Target Volume Delineation
Gross tumor (primary and nodes likely to be symptomatic in the lifetime of the patient) should be delineated. When available, imaging modalities acquired in the work-up of the patient should be used (either side by side or with fusion).
Prophylactic nodal irradiation (PNI) in general is not warranted. It may be considered in situations where high-dose palliation is used, where there is a reasonable chance of complete or near complete response in the gross disease. In this setting, an untreated node may progress and become symptomatic, and reirradiation might be difficult. We recommend that treatment volumes cover a single echelon of lymph nodes on either side of the gross disease. PNI needs to be considered in the context of potential toxicity. Where the potential side effects are low (e.g., lower neck field), then it may be justified. If toxicity is likely to be increased significantly (e.g., treating bilaterally through midline structures), then the benefit of PNI should be weighed against the additional morbidity. Irradiating gross disease will produce the most clinical benefit.
In general, the PTV should be a 5 to 10 mm expansion on the gross tumor volume (GTV). Whether a clinical target volume (CTV) should be used in the palliative context to cover potential microscopic spread is debatable. Figure 6.2 shows an example of a typical volume and dosimetric coverage for a QUAD shot.
Normal Organ Tolerances
Given the limited life spans of patients with metastatic head and neck cancer, late effects are unlikely to cause problems. However, with palliative regimens, dose constraints are used for organs at risk where late effects could have potentially devastating consequences.
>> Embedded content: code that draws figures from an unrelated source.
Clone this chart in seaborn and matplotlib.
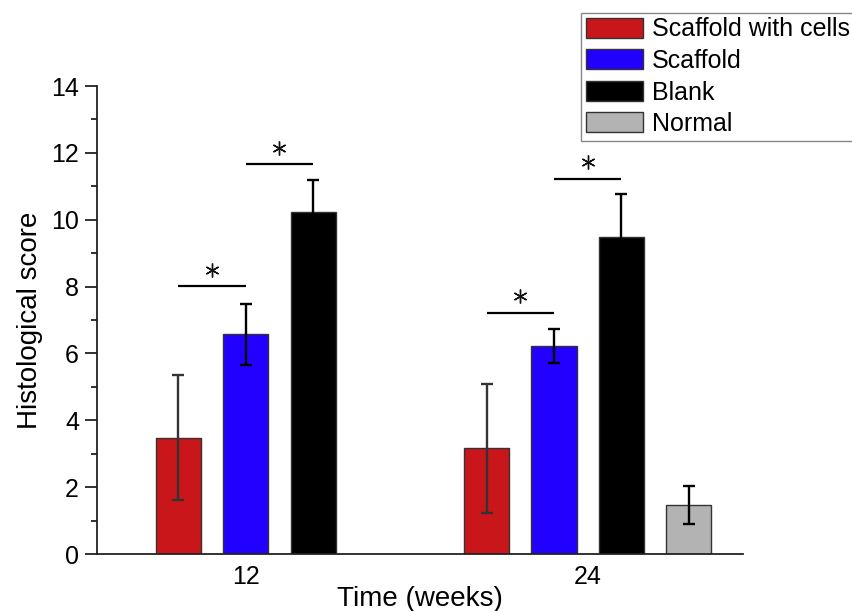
import pandas as pd
import matplotlib.pyplot as plt
import seaborn as sns
from matplotlib.ticker import MultipleLocator

# values
TIMES = ["12", "24"]
CONDITIONS = ["Scaffold with cells", "Scaffold", "Blank", "Normal"]
COLORS = ["#C8161B", "#2200FF", "#000000", "#B3B3B3"]

week12_mean = [3.48, 6.57, 10.24]
week12_err = [1.87, 0.91, 0.94]
week24_mean = [3.16, 6.22, 9.49, 1.47]
week24_err = [1.92, 0.50, 1.28, 0.57]

# significance brackets: (time, cond a, cond b, height)
brackets = [
    ("12", "Scaffold with cells", "Scaffold", 8.01),
    ("12", "Scaffold", "Blank", 11.66),
    ("24", "Scaffold with cells", "Scaffold", 7.22),
    ("24", "Scaffold", "Blank", 11.23),
]

SLOT = 0.197

records = []
for t_idx, (t, means, errs) in enumerate(
    [("12", week12_mean, week12_err), ("24", week24_mean, week24_err)]
):
    n = len(means)
    for i, (m, e) in enumerate(zip(means, errs)):
        pos = t_idx + (i - (n - 1) / 2) * SLOT
        records.append(
            {"time": t, "condition": CONDITIONS[i], "score": m, "err": e, "pos": pos}
        )
df = pd.DataFrame(records)

sns.set_style("white")
plt.rcParams["font.family"] = ["Liberation Sans", "DejaVu Sans"]
plt.rcParams["text.color"] = "black"
plt.rcParams["axes.labelcolor"] = "black"
plt.rcParams["xtick.color"] = "black"
plt.rcParams["ytick.color"] = "black"

fig = plt.figure(figsize=(8.53, 6.11), dpi=100)
ax = fig.add_axes([97 / 853, 1 - 554 / 611, (743 - 97) / 853, (554 - 86) / 611])

sns.barplot(
    data=df,
    x="pos",
    y="score",
    hue="condition",
    hue_order=CONDITIONS,
    palette=dict(zip(CONDITIONS, COLORS)),
    saturation=1,
    native_scale=True,
    dodge=False,
    width=0.67,
    edgecolor="#333333",
    linewidth=1.0,
    errorbar=None,
    ax=ax,
)

handles, labels = ax.get_legend_handles_labels()
if ax.get_legend() is not None:
    ax.get_legend().remove()

for _, row in df.iterrows():
    ecol = "#333333" if row["condition"] == "Scaffold with cells" else "black"
    ax.errorbar(
        row["pos"], row["score"], yerr=row["err"], fmt="none",
        ecolor=ecol, elinewidth=1.7, capsize=4.3, capthick=1.7, zorder=5,
    )

for t, a, b, h in brackets:
    sub = df[df["time"] == t].set_index("condition")
    xa, xb = sub.loc[a, "pos"], sub.loc[b, "pos"]
    ax.plot([xa, xb], [h, h], color="black", lw=1.6, solid_capstyle="butt")
    ax.plot((xa + xb) / 2, h + 0.5, marker=(6, 2, 0), markersize=10,
            markeredgewidth=1.0, color="#111111", linestyle="none")

ax.set_xlim(-0.435, 1.454)
ax.set_ylim(0, 14)
ax.set_xticks([0, 1])
ax.set_xticklabels(TIMES)
ax.yaxis.set_major_locator(MultipleLocator(2))
ax.yaxis.set_minor_locator(MultipleLocator(1))
ax.tick_params(axis="y", which="major", direction="out", length=9, width=1.3,
               color="#222222", labelsize=18, pad=4, left=True)
ax.tick_params(axis="y", which="minor", direction="out", length=4.5, width=1.3,
               color="#222222", left=True)
ax.tick_params(axis="x", length=0, labelsize=18, pad=8)

for side in ["top", "right"]:
    ax.spines[side].set_visible(False)
for side in ["left", "bottom"]:
    ax.spines[side].set_linewidth(1.3)
    ax.spines[side].set_color("#222222")

ax.set_xlabel("Time (weeks)", fontsize=20, labelpad=-2)
ax.set_ylabel("Histological score", fontsize=20, labelpad=6)

leg = fig.legend(
    handles, labels,
    loc="upper left",
    bbox_to_anchor=(581 / 853, 1 - 13 / 611),
    fontsize=18,
    frameon=True,
    fancybox=False,
    framealpha=1,
    edgecolor="#888888",
    borderpad=0.18,
    labelspacing=0.3,
    handlelength=2.3,
    handleheight=0.85,
    handletextpad=0.35,
    borderaxespad=0,
)
leg.get_frame().set_linewidth(1.0)

fig.savefig("out.png", dpi=100)
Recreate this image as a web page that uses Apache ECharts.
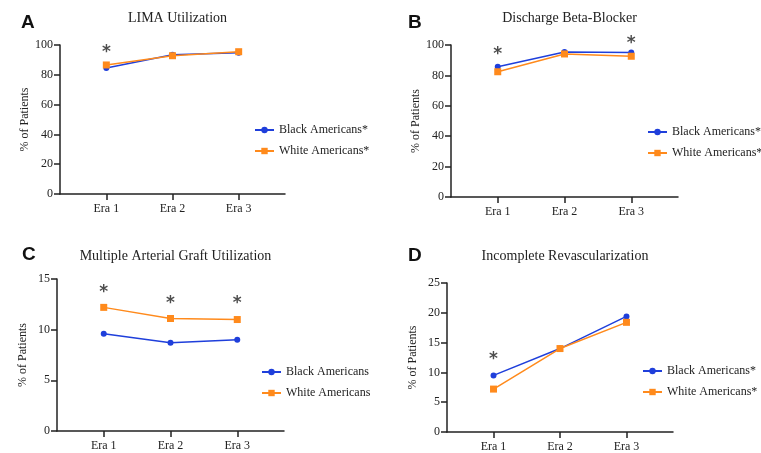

For example, with the QUAD shot regimen, we limit the maximum point dose to the spinal cord to 28 Gy, which is easily achievable in most instances. Where the tumor lies close to critical structures, the underdosing of the GTV needs to be weighed against the clinical likelihood of late toxicity. Late toxicity with most palliative regimens is unlikely to occur in patients with life expectancies of less than 6 months. Other normal structures to be mindful of include the oral cavity and midline structures (larynx, pharynx) and major salivary glands. The dose to these structures should be minimized to reduce acute toxicity, which can affect quality of life.
Dose Solutions
In resource-limited environments, the simplest field arrangement should be used (e.g., parallel opposed or three-field plans). This also has the advantage of limiting the time for which the patient has to be on the treatment couch. Where resources are available, intensity-modulated radiation therapy (IMRT) has the potential to spare some toxicity.26 In our experience, a QUAD shot in most instances produces minimal mucositis with conformal treatment and IMRT would not add a significant benefit. If higher doses are prescribed, IMRT is much more likely to add a clinical benefit by sparing organs such as the parotid glands and midline structures.
Dose-Fractionation
Based on published literature and institutional experience we suggest the following as a guide (though there are many other dose-fractionation schedules that are acceptable):
Prognosis less than 3 months: best supportive care or short courses that may help with bleeding or pain (8 Gy, which may be repeated at day 7 and day 21, total dose 24 Gy).
Prognosis 3 to 9 months: 14 Gy in 4 fractions; two fractions per day over 2 days (at least 6 hours apart) or daily over 4 consecutive days. This may be repeated two times on a monthly basis. This treatment can improve a patient’s current symptoms or delay/prevent symptoms that may happen in the future.
Prognosis more than 9 months: 50 Gy in 20 fractions to palliative symptoms and potentially prolong survival.